→ **PROBLEM TO WORK ON**
You are to retype all of the data exactly as it appears.

Raw records:
***

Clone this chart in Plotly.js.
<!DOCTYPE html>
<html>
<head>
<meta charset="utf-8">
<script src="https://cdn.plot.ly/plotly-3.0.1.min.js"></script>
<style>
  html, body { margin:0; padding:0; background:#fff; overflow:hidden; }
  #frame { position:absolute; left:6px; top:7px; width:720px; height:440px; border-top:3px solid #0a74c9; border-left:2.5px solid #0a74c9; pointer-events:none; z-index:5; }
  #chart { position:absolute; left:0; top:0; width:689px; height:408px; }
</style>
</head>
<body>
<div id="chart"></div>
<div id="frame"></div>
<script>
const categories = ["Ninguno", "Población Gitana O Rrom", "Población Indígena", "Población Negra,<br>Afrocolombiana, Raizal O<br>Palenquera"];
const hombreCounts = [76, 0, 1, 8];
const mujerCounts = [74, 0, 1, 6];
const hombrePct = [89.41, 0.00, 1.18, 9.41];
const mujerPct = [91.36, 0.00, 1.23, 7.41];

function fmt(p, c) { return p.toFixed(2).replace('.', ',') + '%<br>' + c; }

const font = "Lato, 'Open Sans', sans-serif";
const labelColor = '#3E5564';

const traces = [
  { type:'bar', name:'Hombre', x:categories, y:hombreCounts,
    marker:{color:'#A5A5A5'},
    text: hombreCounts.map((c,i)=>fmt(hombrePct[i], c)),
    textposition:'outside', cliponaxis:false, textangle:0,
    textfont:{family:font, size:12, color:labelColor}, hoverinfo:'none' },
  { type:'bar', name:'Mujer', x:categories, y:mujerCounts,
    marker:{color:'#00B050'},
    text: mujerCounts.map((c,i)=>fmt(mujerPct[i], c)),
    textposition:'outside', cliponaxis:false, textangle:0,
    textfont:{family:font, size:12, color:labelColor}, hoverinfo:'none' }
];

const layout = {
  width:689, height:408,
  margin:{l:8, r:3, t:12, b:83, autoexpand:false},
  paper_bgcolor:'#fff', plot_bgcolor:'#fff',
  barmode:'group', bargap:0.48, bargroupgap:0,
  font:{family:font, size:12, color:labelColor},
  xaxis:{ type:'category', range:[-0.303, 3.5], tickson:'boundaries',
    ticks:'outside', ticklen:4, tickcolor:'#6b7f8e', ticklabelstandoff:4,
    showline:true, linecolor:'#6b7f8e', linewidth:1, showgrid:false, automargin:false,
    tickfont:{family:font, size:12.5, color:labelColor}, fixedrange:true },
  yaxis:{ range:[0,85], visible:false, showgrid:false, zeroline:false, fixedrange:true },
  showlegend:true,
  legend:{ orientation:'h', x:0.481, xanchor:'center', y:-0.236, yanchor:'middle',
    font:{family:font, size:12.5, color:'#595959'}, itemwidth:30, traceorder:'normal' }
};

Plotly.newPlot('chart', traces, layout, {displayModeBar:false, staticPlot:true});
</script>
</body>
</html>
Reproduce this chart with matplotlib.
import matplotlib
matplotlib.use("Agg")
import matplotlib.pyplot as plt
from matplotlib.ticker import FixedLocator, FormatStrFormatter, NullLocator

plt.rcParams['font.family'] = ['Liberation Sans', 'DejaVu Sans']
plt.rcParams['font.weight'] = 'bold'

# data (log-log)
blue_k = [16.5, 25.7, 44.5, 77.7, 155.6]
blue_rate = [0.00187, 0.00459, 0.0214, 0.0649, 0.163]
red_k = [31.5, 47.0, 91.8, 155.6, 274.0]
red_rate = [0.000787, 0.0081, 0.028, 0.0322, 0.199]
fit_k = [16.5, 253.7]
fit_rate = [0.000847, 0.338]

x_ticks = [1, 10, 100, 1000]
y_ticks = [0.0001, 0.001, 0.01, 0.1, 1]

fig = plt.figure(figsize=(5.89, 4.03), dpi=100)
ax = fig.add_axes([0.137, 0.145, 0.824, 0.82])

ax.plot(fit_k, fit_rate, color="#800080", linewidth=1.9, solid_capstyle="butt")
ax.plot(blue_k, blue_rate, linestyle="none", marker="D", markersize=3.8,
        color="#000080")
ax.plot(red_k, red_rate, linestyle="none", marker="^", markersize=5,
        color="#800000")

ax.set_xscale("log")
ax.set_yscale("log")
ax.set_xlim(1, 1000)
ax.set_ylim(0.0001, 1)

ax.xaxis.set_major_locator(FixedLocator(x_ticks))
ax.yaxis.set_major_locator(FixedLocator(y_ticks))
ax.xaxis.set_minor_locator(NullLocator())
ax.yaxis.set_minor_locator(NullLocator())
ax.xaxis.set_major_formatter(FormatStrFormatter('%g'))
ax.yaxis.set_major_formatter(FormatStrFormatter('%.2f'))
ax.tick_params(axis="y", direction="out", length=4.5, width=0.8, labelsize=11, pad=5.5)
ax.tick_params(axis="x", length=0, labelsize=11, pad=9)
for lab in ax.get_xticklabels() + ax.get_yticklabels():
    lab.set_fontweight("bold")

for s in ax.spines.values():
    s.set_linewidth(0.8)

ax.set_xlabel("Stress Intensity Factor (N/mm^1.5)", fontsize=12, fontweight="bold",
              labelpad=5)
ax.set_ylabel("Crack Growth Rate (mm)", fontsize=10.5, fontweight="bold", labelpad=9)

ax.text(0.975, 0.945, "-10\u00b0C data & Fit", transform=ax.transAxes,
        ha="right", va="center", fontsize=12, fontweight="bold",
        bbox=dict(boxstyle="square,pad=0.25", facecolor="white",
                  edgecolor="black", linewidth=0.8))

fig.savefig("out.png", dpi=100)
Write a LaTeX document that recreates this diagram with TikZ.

***

→ **TASK ANSWER**
Clone this chart in Plotly.js.
<!DOCTYPE html>
<html>
<head>
<meta charset="utf-8">
<script src="https://cdn.plot.ly/plotly-3.0.1.min.js"></script>
<style>
  html, body { margin:0; padding:0; background:#fff; overflow:hidden; }
  #frame { position:absolute; left:6px; top:7px; width:720px; height:440px; border-top:3px solid #0a74c9; border-left:2.5px solid #0a74c9; pointer-events:none; z-index:5; }
  #chart { position:absolute; left:0; top:0; width:689px; height:408px; }
</style>
</head>
<body>
<div id="chart"></div>
<div id="frame"></div>
<script>
const categories = ["Ninguno", "Población Gitana O Rrom", "Población Indígena", "Población Negra,<br>Afrocolombiana, Raizal O<br>Palenquera"];
const hombreCounts = [76, 0, 1, 8];
const mujerCounts = [74, 0, 1, 6];
const hombrePct = [89.41, 0.00, 1.18, 9.41];
const mujerPct = [91.36, 0.00, 1.23, 7.41];

function fmt(p, c) { return p.toFixed(2).replace('.', ',') + '%<br>' + c; }

const font = "Lato, 'Open Sans', sans-serif";
const labelColor = '#3E5564';

const traces = [
  { type:'bar', name:'Hombre', x:categories, y:hombreCounts,
    marker:{color:'#A5A5A5'},
    text: hombreCounts.map((c,i)=>fmt(hombrePct[i], c)),
    textposition:'outside', cliponaxis:false, textangle:0,
    textfont:{family:font, size:12, color:labelColor}, hoverinfo:'none' },
  { type:'bar', name:'Mujer', x:categories, y:mujerCounts,
    marker:{color:'#00B050'},
    text: mujerCounts.map((c,i)=>fmt(mujerPct[i], c)),
    textposition:'outside', cliponaxis:false, textangle:0,
    textfont:{family:font, size:12, color:labelColor}, hoverinfo:'none' }
];

const layout = {
  width:689, height:408,
  margin:{l:8, r:3, t:12, b:83, autoexpand:false},
  paper_bgcolor:'#fff', plot_bgcolor:'#fff',
  barmode:'group', bargap:0.48, bargroupgap:0,
  font:{family:font, size:12, color:labelColor},
  xaxis:{ type:'category', range:[-0.303, 3.5], tickson:'boundaries',
    ticks:'outside', ticklen:4, tickcolor:'#6b7f8e', ticklabelstandoff:4,
    showline:true, linecolor:'#6b7f8e', linewidth:1, showgrid:false, automargin:false,
    tickfont:{family:font, size:12.5, color:labelColor}, fixedrange:true },
  yaxis:{ range:[0,85], visible:false, showgrid:false, zeroline:false, fixedrange:true },
  showlegend:true,
  legend:{ orientation:'h', x:0.481, xanchor:'center', y:-0.236, yanchor:'middle',
    font:{family:font, size:12.5, color:'#595959'}, itemwidth:30, traceorder:'normal' }
};

Plotly.newPlot('chart', traces, layout, {displayModeBar:false, staticPlot:true});
</script>
</body>
</html>
Reproduce this chart with matplotlib.
import matplotlib
matplotlib.use("Agg")
import matplotlib.pyplot as plt
from matplotlib.ticker import FixedLocator, FormatStrFormatter, NullLocator

plt.rcParams['font.family'] = ['Liberation Sans', 'DejaVu Sans']
plt.rcParams['font.weight'] = 'bold'

# data (log-log)
blue_k = [16.5, 25.7, 44.5, 77.7, 155.6]
blue_rate = [0.00187, 0.00459, 0.0214, 0.0649, 0.163]
red_k = [31.5, 47.0, 91.8, 155.6, 274.0]
red_rate = [0.000787, 0.0081, 0.028, 0.0322, 0.199]
fit_k = [16.5, 253.7]
fit_rate = [0.000847, 0.338]

x_ticks = [1, 10, 100, 1000]
y_ticks = [0.0001, 0.001, 0.01, 0.1, 1]

fig = plt.figure(figsize=(5.89, 4.03), dpi=100)
ax = fig.add_axes([0.137, 0.145, 0.824, 0.82])

ax.plot(fit_k, fit_rate, color="#800080", linewidth=1.9, solid_capstyle="butt")
ax.plot(blue_k, blue_rate, linestyle="none", marker="D", markersize=3.8,
        color="#000080")
ax.plot(red_k, red_rate, linestyle="none", marker="^", markersize=5,
        color="#800000")

ax.set_xscale("log")
ax.set_yscale("log")
ax.set_xlim(1, 1000)
ax.set_ylim(0.0001, 1)

ax.xaxis.set_major_locator(FixedLocator(x_ticks))
ax.yaxis.set_major_locator(FixedLocator(y_ticks))
ax.xaxis.set_minor_locator(NullLocator())
ax.yaxis.set_minor_locator(NullLocator())
ax.xaxis.set_major_formatter(FormatStrFormatter('%g'))
ax.yaxis.set_major_formatter(FormatStrFormatter('%.2f'))
ax.tick_params(axis="y", direction="out", length=4.5, width=0.8, labelsize=11, pad=5.5)
ax.tick_params(axis="x", length=0, labelsize=11, pad=9)
for lab in ax.get_xticklabels() + ax.get_yticklabels():
    lab.set_fontweight("bold")

for s in ax.spines.values():
    s.set_linewidth(0.8)

ax.set_xlabel("Stress Intensity Factor (N/mm^1.5)", fontsize=12, fontweight="bold",
              labelpad=5)
ax.set_ylabel("Crack Growth Rate (mm)", fontsize=10.5, fontweight="bold", labelpad=9)

ax.text(0.975, 0.945, "-10\u00b0C data & Fit", transform=ax.transAxes,
        ha="right", va="center", fontsize=12, fontweight="bold",
        bbox=dict(boxstyle="square,pad=0.25", facecolor="white",
                  edgecolor="black", linewidth=0.8))

fig.savefig("out.png", dpi=100)
Write a LaTeX document that recreates this diagram with TikZ.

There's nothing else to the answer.